• [Given information]
==*==

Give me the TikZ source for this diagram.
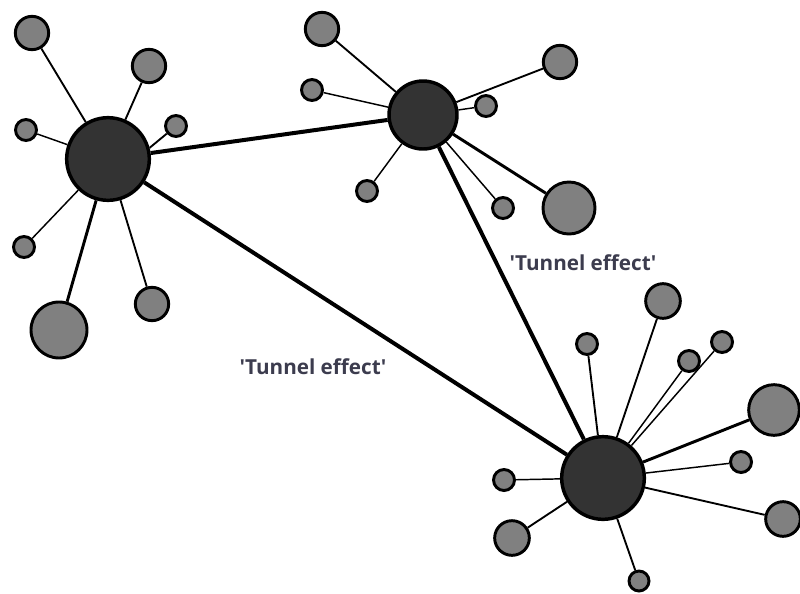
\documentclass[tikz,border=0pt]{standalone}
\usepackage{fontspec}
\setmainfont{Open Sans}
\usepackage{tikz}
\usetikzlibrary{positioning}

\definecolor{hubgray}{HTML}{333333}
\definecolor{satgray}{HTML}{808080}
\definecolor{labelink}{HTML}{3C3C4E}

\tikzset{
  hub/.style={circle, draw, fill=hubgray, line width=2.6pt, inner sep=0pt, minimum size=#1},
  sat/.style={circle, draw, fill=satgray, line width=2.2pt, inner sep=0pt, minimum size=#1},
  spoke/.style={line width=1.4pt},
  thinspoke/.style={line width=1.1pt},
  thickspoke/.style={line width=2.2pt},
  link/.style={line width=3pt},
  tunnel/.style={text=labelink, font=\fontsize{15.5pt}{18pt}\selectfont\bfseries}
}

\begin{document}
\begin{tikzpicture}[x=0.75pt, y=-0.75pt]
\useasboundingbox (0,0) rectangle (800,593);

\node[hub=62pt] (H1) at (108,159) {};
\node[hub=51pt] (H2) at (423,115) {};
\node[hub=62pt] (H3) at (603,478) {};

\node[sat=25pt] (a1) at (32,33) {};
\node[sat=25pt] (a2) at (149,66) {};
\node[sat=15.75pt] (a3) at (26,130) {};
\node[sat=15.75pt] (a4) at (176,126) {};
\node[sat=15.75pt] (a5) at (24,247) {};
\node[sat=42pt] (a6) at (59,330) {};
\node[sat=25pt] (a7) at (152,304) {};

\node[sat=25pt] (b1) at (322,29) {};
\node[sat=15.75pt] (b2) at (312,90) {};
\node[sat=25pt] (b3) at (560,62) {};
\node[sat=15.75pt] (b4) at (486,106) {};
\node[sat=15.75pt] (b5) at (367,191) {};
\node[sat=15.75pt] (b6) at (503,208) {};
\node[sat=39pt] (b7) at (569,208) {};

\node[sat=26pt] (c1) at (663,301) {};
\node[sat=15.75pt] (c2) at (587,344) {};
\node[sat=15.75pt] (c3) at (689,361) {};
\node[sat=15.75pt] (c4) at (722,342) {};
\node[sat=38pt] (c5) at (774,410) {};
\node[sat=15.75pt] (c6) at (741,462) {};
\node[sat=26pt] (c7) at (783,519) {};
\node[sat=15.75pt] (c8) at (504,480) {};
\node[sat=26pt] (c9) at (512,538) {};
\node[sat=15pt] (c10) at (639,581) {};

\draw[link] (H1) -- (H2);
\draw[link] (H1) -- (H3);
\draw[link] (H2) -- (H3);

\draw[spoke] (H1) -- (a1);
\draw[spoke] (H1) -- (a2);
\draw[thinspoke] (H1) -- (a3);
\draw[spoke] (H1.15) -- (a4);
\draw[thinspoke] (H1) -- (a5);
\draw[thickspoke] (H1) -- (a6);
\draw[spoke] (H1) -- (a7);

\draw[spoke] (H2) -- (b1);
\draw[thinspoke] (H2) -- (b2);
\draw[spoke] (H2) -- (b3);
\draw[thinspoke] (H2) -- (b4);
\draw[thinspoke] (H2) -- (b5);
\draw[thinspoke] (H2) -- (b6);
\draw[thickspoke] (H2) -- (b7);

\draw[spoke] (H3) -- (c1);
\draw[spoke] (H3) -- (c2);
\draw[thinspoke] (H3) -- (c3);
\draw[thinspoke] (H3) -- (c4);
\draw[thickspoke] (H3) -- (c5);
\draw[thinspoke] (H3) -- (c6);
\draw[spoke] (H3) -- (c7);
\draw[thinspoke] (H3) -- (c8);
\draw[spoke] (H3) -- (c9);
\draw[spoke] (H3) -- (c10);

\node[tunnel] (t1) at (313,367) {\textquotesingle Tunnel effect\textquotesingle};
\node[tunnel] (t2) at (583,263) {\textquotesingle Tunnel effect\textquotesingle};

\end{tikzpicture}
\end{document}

==*==

• [Objective] Extract, word for word, each line from the top of the data down to and including the line with "(a7) at (152,304)"; skip the pictures.

• [Answer]
Give me the TikZ source for this diagram.
\documentclass[tikz,border=0pt]{standalone}
\usepackage{fontspec}
\setmainfont{Open Sans}
\usepackage{tikz}
\usetikzlibrary{positioning}

\definecolor{hubgray}{HTML}{333333}
\definecolor{satgray}{HTML}{808080}
\definecolor{labelink}{HTML}{3C3C4E}

\tikzset{
  hub/.style={circle, draw, fill=hubgray, line width=2.6pt, inner sep=0pt, minimum size=#1},
  sat/.style={circle, draw, fill=satgray, line width=2.2pt, inner sep=0pt, minimum size=#1},
  spoke/.style={line width=1.4pt},
  thinspoke/.style={line width=1.1pt},
  thickspoke/.style={line width=2.2pt},
  link/.style={line width=3pt},
  tunnel/.style={text=labelink, font=\fontsize{15.5pt}{18pt}\selectfont\bfseries}
}

\begin{document}
\begin{tikzpicture}[x=0.75pt, y=-0.75pt]
\useasboundingbox (0,0) rectangle (800,593);

\node[hub=62pt] (H1) at (108,159) {};
\node[hub=51pt] (H2) at (423,115) {};
\node[hub=62pt] (H3) at (603,478) {};

\node[sat=25pt] (a1) at (32,33) {};
\node[sat=25pt] (a2) at (149,66) {};
\node[sat=15.75pt] (a3) at (26,130) {};
\node[sat=15.75pt] (a4) at (176,126) {};
\node[sat=15.75pt] (a5) at (24,247) {};
\node[sat=42pt] (a6) at (59,330) {};
\node[sat=25pt] (a7) at (152,304) {};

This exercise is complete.